While Marx doesn’t seem to think visibility is the key to alienation and it’s certainly not understood that way today, I want to bring ‘visibility’ back to the center of labor. And not just the sense of sight, but all the other senses too: smell, touch, taste, hearing. The cosial is a sensational take on the social.
Why so?
The Amazon Prime shipment arriving at my door from China in two days leaves no sensory trace. It’s origins and history are outside my experience altogether which makes it an ‘object’ whose creating subject might as well not exist. It’s invisible to the senses until the last moment when the doorbell rings and the UPS driver wants my signature. The delivered object is divorced from life and could have come from Alpha Centauri for all I know.
The alienation of labor from the senses and the sensory environment has to be added to the list of alienations. Arguably, the alienation of objects from my lifeworld comes before and underlies the alienation of labor from its fruits.
In contrast, in premodern society, not only does the laborer see the product of their labor in front of their eyes and directly sell their produce to the customer, the acts of production and consumption happen in a sensory environment. After all, almost all material that was produced, worked upon and consumed was or organic origin and therefore would have come with taste, smell, hue, and sound.

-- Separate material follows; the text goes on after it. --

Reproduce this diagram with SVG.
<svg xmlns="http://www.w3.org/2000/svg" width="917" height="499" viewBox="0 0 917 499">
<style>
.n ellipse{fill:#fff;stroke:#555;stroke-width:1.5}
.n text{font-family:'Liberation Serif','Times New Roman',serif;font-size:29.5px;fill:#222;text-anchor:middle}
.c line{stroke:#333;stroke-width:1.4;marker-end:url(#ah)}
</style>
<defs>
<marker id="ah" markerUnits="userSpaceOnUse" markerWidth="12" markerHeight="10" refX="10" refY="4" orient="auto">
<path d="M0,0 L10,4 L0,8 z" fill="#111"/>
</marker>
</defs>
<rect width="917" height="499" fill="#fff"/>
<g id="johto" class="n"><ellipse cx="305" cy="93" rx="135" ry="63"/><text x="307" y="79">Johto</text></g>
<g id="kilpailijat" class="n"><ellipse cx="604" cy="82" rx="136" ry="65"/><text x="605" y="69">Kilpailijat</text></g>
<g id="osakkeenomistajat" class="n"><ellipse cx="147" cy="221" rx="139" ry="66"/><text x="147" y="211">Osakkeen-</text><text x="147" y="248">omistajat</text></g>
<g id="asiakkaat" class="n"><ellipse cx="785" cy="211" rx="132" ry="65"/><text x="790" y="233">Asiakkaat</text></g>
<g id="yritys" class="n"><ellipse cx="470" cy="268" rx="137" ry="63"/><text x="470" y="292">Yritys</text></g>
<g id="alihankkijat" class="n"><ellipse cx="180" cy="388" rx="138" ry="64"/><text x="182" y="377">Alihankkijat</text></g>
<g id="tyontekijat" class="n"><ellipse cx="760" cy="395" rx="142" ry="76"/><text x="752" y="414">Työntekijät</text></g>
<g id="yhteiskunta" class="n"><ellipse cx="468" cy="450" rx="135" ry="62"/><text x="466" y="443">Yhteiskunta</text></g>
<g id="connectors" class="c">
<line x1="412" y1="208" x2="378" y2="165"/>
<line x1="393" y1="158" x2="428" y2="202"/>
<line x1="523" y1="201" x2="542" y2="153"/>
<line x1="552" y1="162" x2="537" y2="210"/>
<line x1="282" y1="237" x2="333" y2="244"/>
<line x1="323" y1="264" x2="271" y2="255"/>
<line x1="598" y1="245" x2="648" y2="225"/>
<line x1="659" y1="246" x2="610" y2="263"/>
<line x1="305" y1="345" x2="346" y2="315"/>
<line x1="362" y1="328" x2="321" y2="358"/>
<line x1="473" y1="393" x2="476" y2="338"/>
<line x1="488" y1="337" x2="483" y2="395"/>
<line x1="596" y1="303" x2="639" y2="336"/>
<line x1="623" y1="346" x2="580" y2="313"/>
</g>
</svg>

Those sensory characteristics would be central to the experience of caste. Anyone who works with animal skins or as a manual scavenger works in an intensely sensory environment and that sensory landscape is as much a part of their caste as the final product, i.e., leather. The material world doesn’t live in a hermetically sealed universe of objects but in a sensory medium. Which is to say: the material is cosial.
In revealing caste to be cosial, we are also writing ourselves a promissory note, i.e., investigate the sensory landscape of caste.
From Society to Cosiety
Once you start looking, it’s clear that caste exhibits all the characteristics of a cognitive system, a subset of cosiety rather than society. To recap, in this essay, I have developed the analysis of caste in three stages:
Stage one: caste is social. Caste as primarily a social affair in which different caste formations negotiate for power and wealth based on the cards they bring to the table.

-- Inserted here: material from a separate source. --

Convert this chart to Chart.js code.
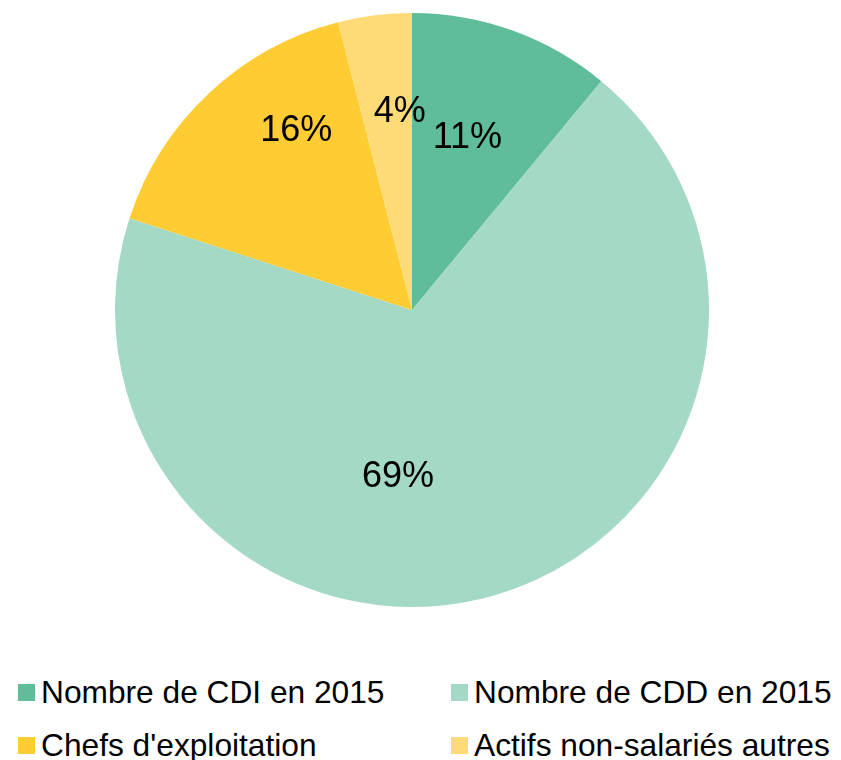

Stage two: the social is material. Caste as embedded in a political economy in which caste formations rise and fall based on the value of the material resources to which they have preferred or exclusive access.

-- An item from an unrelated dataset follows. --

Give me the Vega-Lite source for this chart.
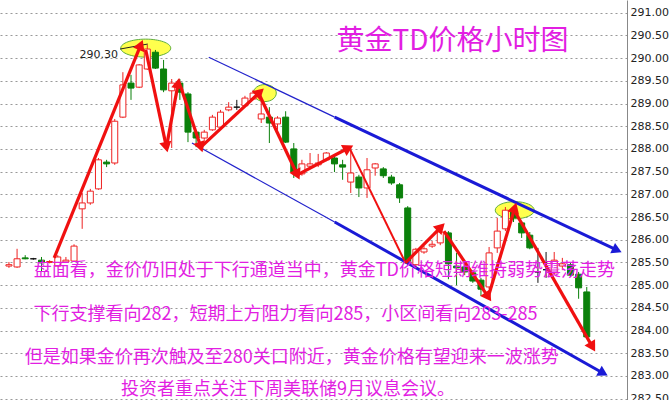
{
  "$schema": "https://vega.github.io/schema/vega-lite/v6.json",
  "width": 627,
  "height": 400,
  "autosize": "none",
  "padding": {"left": 0, "top": 0, "right": 43, "bottom": 0},
  "background": "white",
  "config": {
    "view": {"stroke": null},
    "axisY": {"orient": "right", "title": null, "labelFont": "DejaVu Sans", "labelFontSize": 11, "labelColor": "#222",
      "labelPadding": 3, "ticks": false, "domain": true, "domainColor": "#888", "domainWidth": 1,
      "grid": true, "gridDash": [2, 3], "gridColor": "#999", "gridWidth": 1, "labelOverlap": false, "labelFlush": false, "labelBound": false,
      "tickCount": 30, "format": ".2f"}
  },
  "datasets": {
    "candles": [
      {"i":0,"o":285.42,"h":285.51,"l":285.38,"c":285.45},
      {"i":1,"o":285.40,"h":285.80,"l":285.38,"c":285.58},
      {"i":2,"o":285.60,"h":285.66,"l":285.57,"c":285.58},
      {"i":3,"o":285.58,"h":285.60,"l":285.56,"c":285.58},
      {"i":4,"o":285.55,"h":285.62,"l":285.29,"c":285.49},
      {"i":5,"o":285.50,"h":285.55,"l":285.48,"c":285.52},
      {"i":6,"o":285.42,"h":285.66,"l":285.40,"c":285.62},
      {"i":7,"o":285.51,"h":285.62,"l":285.49,"c":285.55},
      {"i":8,"o":285.53,"h":285.90,"l":285.51,"c":285.86},
      {"i":9,"o":286.68,"h":287.03,"l":286.24,"c":286.81},
      {"i":10,"o":286.81,"h":287.12,"l":286.77,"c":287.07},
      {"i":11,"o":287.12,"h":287.80,"l":287.10,"c":287.76},
      {"i":12,"o":287.71,"h":287.76,"l":287.60,"c":287.67},
      {"i":13,"o":287.69,"h":288.66,"l":287.65,"c":288.61},
      {"i":14,"o":288.70,"h":289.69,"l":288.68,"c":289.41},
      {"i":15,"o":289.45,"h":289.63,"l":289.08,"c":289.34},
      {"i":16,"o":289.36,"h":289.87,"l":289.34,"c":289.85},
      {"i":17,"o":289.76,"h":290.30,"l":289.74,"c":290.20},
      {"i":18,"o":290.13,"h":290.18,"l":289.76,"c":289.78},
      {"i":19,"o":289.76,"h":289.96,"l":289.25,"c":289.30},
      {"i":20,"o":289.28,"h":289.54,"l":288.02,"c":289.45},
      {"i":21,"o":289.45,"h":289.54,"l":289.08,"c":289.25},
      {"i":22,"o":289.21,"h":289.25,"l":288.15,"c":288.37},
      {"i":23,"o":288.37,"h":288.42,"l":288.04,"c":288.24},
      {"i":24,"o":288.24,"h":288.42,"l":288.20,"c":288.37},
      {"i":25,"o":288.42,"h":288.75,"l":288.40,"c":288.70},
      {"i":26,"o":288.48,"h":288.86,"l":288.46,"c":288.81},
      {"i":27,"o":288.86,"h":289.03,"l":288.83,"c":288.92},
      {"i":28,"o":288.92,"h":289.08,"l":288.86,"c":288.92},
      {"i":29,"o":288.95,"h":289.17,"l":288.92,"c":289.12},
      {"i":30,"o":289.10,"h":289.30,"l":289.08,"c":289.23},
      {"i":31,"o":288.66,"h":289.08,"l":288.57,"c":288.77},
      {"i":32,"o":288.70,"h":288.92,"l":288.13,"c":288.57},
      {"i":33,"o":288.55,"h":288.72,"l":288.42,"c":288.68},
      {"i":34,"o":288.70,"h":288.83,"l":288.13,"c":288.15},
      {"i":35,"o":288.00,"h":288.13,"l":287.36,"c":287.49},
      {"i":36,"o":287.45,"h":287.76,"l":287.41,"c":287.67},
      {"i":37,"o":287.62,"h":287.91,"l":287.58,"c":287.67},
      {"i":38,"o":287.65,"h":287.89,"l":287.60,"c":287.69},
      {"i":39,"o":287.76,"h":287.93,"l":287.73,"c":287.91},
      {"i":40,"o":287.80,"h":287.84,"l":287.49,"c":287.67},
      {"i":41,"o":287.65,"h":287.76,"l":287.32,"c":287.60},
      {"i":42,"o":287.27,"h":288.02,"l":287.03,"c":287.47},
      {"i":43,"o":287.38,"h":287.43,"l":286.94,"c":287.14},
      {"i":44,"o":287.14,"h":287.80,"l":286.92,"c":287.54},
      {"i":45,"o":287.58,"h":287.69,"l":287.41,"c":287.67},
      {"i":46,"o":287.56,"h":287.60,"l":287.36,"c":287.41},
      {"i":47,"o":287.38,"h":287.43,"l":287.21,"c":287.25},
      {"i":48,"o":287.21,"h":287.25,"l":286.81,"c":286.92},
      {"i":49,"o":286.70,"h":286.74,"l":285.45,"c":285.49},
      {"i":50,"o":285.45,"h":285.82,"l":285.38,"c":285.79},
      {"i":51,"o":285.73,"h":285.86,"l":285.69,"c":285.80},
      {"i":52,"o":285.86,"h":285.97,"l":285.82,"c":285.90},
      {"i":53,"o":285.93,"h":286.21,"l":285.88,"c":286.17},
      {"i":54,"o":286.15,"h":286.19,"l":285.13,"c":285.47},
      {"i":55,"o":285.42,"h":285.71,"l":285.00,"c":285.38},
      {"i":56,"o":285.40,"h":285.51,"l":285.22,"c":285.29},
      {"i":57,"o":285.27,"h":285.33,"l":285.05,"c":285.09},
      {"i":58,"o":285.11,"h":285.16,"l":284.76,"c":284.91},
      {"i":59,"o":284.96,"h":285.84,"l":284.91,"c":285.71},
      {"i":60,"o":285.82,"h":286.48,"l":285.71,"c":286.19},
      {"i":61,"o":286.24,"h":286.72,"l":286.19,"c":286.65},
      {"i":62,"o":286.65,"h":286.72,"l":286.39,"c":286.48},
      {"i":63,"o":286.37,"h":286.41,"l":286.04,"c":286.15},
      {"i":64,"o":286.10,"h":286.17,"l":285.79,"c":285.82},
      {"i":65,"o":285.29,"h":285.82,"l":285.05,"c":285.29},
      {"i":66,"o":285.34,"h":285.73,"l":285.16,"c":285.34},
      {"i":67,"o":285.27,"h":285.73,"l":285.24,"c":285.55},
      {"i":68,"o":285.42,"h":285.60,"l":285.33,"c":285.47},
      {"i":69,"o":285.45,"h":285.49,"l":285.18,"c":285.22},
      {"i":70,"o":285.24,"h":285.29,"l":284.70,"c":284.94},
      {"i":71,"o":284.85,"h":284.96,"l":283.84,"c":283.86}
    ],
    "segs": [
      {"kind":"blue1","i":24.55,"p":290.02,"i2":40.02,"p2":288.70,"head":false},
      {"kind":"blue1","i":22.49,"p":288.13,"i2":40.02,"p2":286.39,"head":false},
      {"kind":"blue2","i":40.02,"p":288.70,"i2":74.73,"p2":285.77,"head":true},
      {"kind":"blue2","i":40.02,"p":286.39,"i2":73.03,"p2":283.06,"head":true},
      {"kind":"black1","i":13.66,"p":290.20,"i2":17.05,"p2":290.31,"head":false},
      {"kind":"red3","i":5.56,"p":285.60,"i2":16.20,"p2":290.29,"head":true},
      {"kind":"red3","i":16.81,"p":290.18,"i2":19.35,"p2":288.04,"head":true},
      {"kind":"red3","i":19.35,"p":288.04,"i2":20.80,"p2":289.45,"head":true},
      {"kind":"red3","i":21.16,"p":289.34,"i2":23.58,"p2":288.04,"head":true},
      {"kind":"red3","i":23.58,"p":288.04,"i2":30.83,"p2":289.25,"head":true},
      {"kind":"red3","i":30.83,"p":289.17,"i2":35.43,"p2":287.43,"head":true},
      {"kind":"red3","i":35.43,"p":287.43,"i2":41.72,"p2":288.02,"head":true},
      {"kind":"red2","i":41.96,"p":287.98,"i2":48.73,"p2":285.49,"head":false},
      {"kind":"red3","i":48.73,"p":285.49,"i2":53.08,"p2":286.28,"head":true},
      {"kind":"red3","i":53.45,"p":286.19,"i2":58.89,"p2":284.74,"head":true},
      {"kind":"red3","i":58.89,"p":284.74,"i2":62.15,"p2":286.70,"head":true},
      {"kind":"red3","i":62.27,"p":286.59,"i2":71.70,"p2":283.64,"head":true}
    ],
    "ellipses": [
      {"name":"e1","i":16.81,"p":290.22},
      {"name":"e2","i":31.44,"p":289.23},
      {"name":"e3","i":62.15,"p":286.65}
    ],
    "texts": [
      {"kind":"title","i":54.5,"p":290.355,"text":"黄金TD价格小时图"},
      {"kind":"body","i":38.76,"p":285.31,"text":"盘面看，金价仍旧处于下行通道当中，黄金TD价格短期维持弱势震荡走势"},
      {"kind":"body","i":33.98,"p":284.34,"text":"下行支撑看向282，短期上方阻力看向285，小区间看向283-285"},
      {"kind":"body","i":34.76,"p":283.395,"text":"但是如果金价再次触及至280关口附近，黄金价格有望迎来一波涨势"},
      {"kind":"body","i":34.28,"p":282.69,"text":"投资者重点关注下周美联储9月议息会议。"},
      {"kind":"label","i":13.4,"p":290.07,"text":"290.30"}
    ]
  },
  "layer": [
    {
      "data": {"name": "ellipses"},
      "mark": {"type": "point", "filled": true, "fill": "#ffff4d", "stroke": "#5fae3a", "strokeWidth": 1, "opacity": 1, "fillOpacity": 1},
      "encoding": {
        "x": {"field": "i", "type": "quantitative", "scale": {"domain": [-0.484, 75.33], "nice": false, "zero": false}, "axis": null},
        "y": {"field": "p", "type": "quantitative", "title": null, "scale": {"domain": [282.47, 291.28], "nice": false, "zero": false},
          "axis": {"values": [282.5,283,283.5,284,284.5,285,285.5,286,286.5,287,287.5,288,288.5,289,289.5,290,290.5,291], "tickCount": 30, "format": ".2f", "labelOverlap": false}},
        "shape": {"condition": [
          {"test": "datum.name == 'e1'", "value": "M-1,0A1,0.36 0 1,1 1,0A1,0.36 0 1,1 -1,0Z"},
          {"test": "datum.name == 'e2'", "value": "M-1,0A1,0.74 0 1,1 1,0A1,0.74 0 1,1 -1,0Z"}],
          "value": "M-1,0A1,0.44 0 1,1 1,0A1,0.44 0 1,1 -1,0Z"},
        "size": {"condition": [
          {"test": "datum.name == 'e1'", "value": 2500},
          {"test": "datum.name == 'e2'", "value": 529}],
          "value": 1521}
      }
    },
    {
      "data": {"name": "candles"},
      "mark": {"type": "rule", "strokeWidth": 1},
      "encoding": {
        "x": {"field": "i", "type": "quantitative", "axis": null},
        "y": {"field": "l", "type": "quantitative", "title": null},
        "y2": {"field": "h"},
        "color": {"condition": [{"test": "datum.c > datum.o", "value": "#ee2222"}, {"test": "datum.c < datum.o", "value": "#0b800b"}], "value": "#111111"}
      }
    },
    {
      "data": {"name": "candles"},
      "mark": {"type": "bar", "width": 6, "strokeWidth": 1},
      "encoding": {
        "x": {"field": "i", "type": "quantitative", "axis": null},
        "y": {"field": "o", "type": "quantitative", "title": null},
        "y2": {"field": "c"},
        "fill": {"condition": [{"test": "datum.c > datum.o", "value": "#ffffff"}, {"test": "datum.c < datum.o", "value": "#0b800b"}], "value": "#111111"},
        "stroke": {"condition": [{"test": "datum.c > datum.o", "value": "#ee2222"}, {"test": "datum.c < datum.o", "value": "#0b800b"}], "value": "#111111"}
      }
    },
    {
      "data": {"name": "segs"},
      "transform": [{"filter": "datum.kind == 'blue1'"}],
      "mark": {"type": "rule", "strokeWidth": 1.2, "color": "#2222cc"},
      "encoding": {
        "x": {"field": "i", "type": "quantitative", "axis": null},
        "y": {"field": "p", "type": "quantitative", "title": null},
        "x2": {"field": "i2"},
        "y2": {"field": "p2"}
      }
    },
    {
      "data": {"name": "segs"},
      "transform": [{"filter": "datum.kind == 'blue2'"}],
      "mark": {"type": "rule", "strokeWidth": 3, "color": "#1a1ad6"},
      "encoding": {
        "x": {"field": "i", "type": "quantitative", "axis": null},
        "y": {"field": "p", "type": "quantitative", "title": null},
        "x2": {"field": "i2"},
        "y2": {"field": "p2"}
      }
    },
    {
      "data": {"name": "segs"},
      "transform": [{"filter": "datum.kind == 'black1'"}],
      "mark": {"type": "rule", "strokeWidth": 1, "color": "#222222"},
      "encoding": {
        "x": {"field": "i", "type": "quantitative", "axis": null},
        "y": {"field": "p", "type": "quantitative", "title": null},
        "x2": {"field": "i2"},
        "y2": {"field": "p2"}
      }
    },
    {
      "data": {"name": "segs"},
      "transform": [{"filter": "datum.kind == 'red3'"}],
      "mark": {"type": "rule", "strokeWidth": 3.2, "color": "#f01010"},
      "encoding": {
        "x": {"field": "i", "type": "quantitative", "axis": null},
        "y": {"field": "p", "type": "quantitative", "title": null},
        "x2": {"field": "i2"},
        "y2": {"field": "p2"}
      }
    },
    {
      "data": {"name": "segs"},
      "transform": [{"filter": "datum.kind == 'red2'"}],
      "mark": {"type": "rule", "strokeWidth": 2, "color": "#f01010"},
      "encoding": {
        "x": {"field": "i", "type": "quantitative", "axis": null},
        "y": {"field": "p", "type": "quantitative", "title": null},
        "x2": {"field": "i2"},
        "y2": {"field": "p2"}
      }
    },
    {
      "data": {"name": "segs"},
      "transform": [
        {"filter": "datum.head"},
        {"calculate": "atan2(-(datum.p2 - datum.p) * 45.4, (datum.i2 - datum.i) * 8.27) * 180 / PI", "as": "ang"}
      ],
      "mark": {"type": "point", "shape": "triangle-right", "filled": true, "opacity": 1},
      "encoding": {
        "x": {"field": "i2", "type": "quantitative", "axis": null},
        "y": {"field": "p2", "type": "quantitative", "title": null},
        "angle": {"field": "ang", "type": "quantitative", "scale": null},
        "color": {"condition": {"test": "datum.kind == 'blue2'", "value": "#1a1ad6"}, "value": "#f01010"},
        "size": {"condition": {"test": "datum.kind == 'blue2'", "value": 130}, "value": 150}
      }
    },
    {
      "data": {"name": "texts"},
      "transform": [{"filter": "datum.kind == 'title'"}],
      "mark": {"type": "text", "font": "Noto Sans CJK SC", "fontSize": 28, "color": "#e21ee2", "align": "center", "baseline": "middle"},
      "encoding": {
        "x": {"field": "i", "type": "quantitative", "axis": null},
        "y": {"field": "p", "type": "quantitative", "title": null},
        "text": {"field": "text"}
      }
    },
    {
      "data": {"name": "texts"},
      "transform": [{"filter": "datum.kind == 'body'"}],
      "mark": {"type": "text", "font": "Noto Sans CJK SC", "fontSize": 18, "color": "#e21ee2", "align": "center", "baseline": "middle"},
      "encoding": {
        "x": {"field": "i", "type": "quantitative", "axis": null},
        "y": {"field": "p", "type": "quantitative", "title": null},
        "text": {"field": "text"}
      }
    },
    {
      "data": {"name": "texts"},
      "transform": [{"filter": "datum.kind == 'label'"}],
      "mark": {"type": "text", "font": "DejaVu Sans", "fontSize": 11, "color": "#222222", "align": "right", "baseline": "middle"},
      "encoding": {
        "x": {"field": "i", "type": "quantitative", "axis": null},
        "y": {"field": "p", "type": "quantitative", "title": null},
        "text": {"field": "text"}
      }
    }
  ]
}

Stage three: the material is cosial. Caste as embedded in a cognitive economy in which caste formations cast sensory shadows, occupy new niches, absorb new political systems and learn how to behave in a new world.
As we go from 1) to 3), we are switching from Caste Society to Caste Cosiety.
Caste isn’t unique in being cosial. Cosiality is central to religion, to gender and other markers of society. Switching from society to cosiety enriches the social by bringing learning, generalization, opportunity and change as central aspects of human collectives. That switch is most obvious today when new niches are coming into being all the time, but with enough faith in our new hammer, we will see nails in the past as well.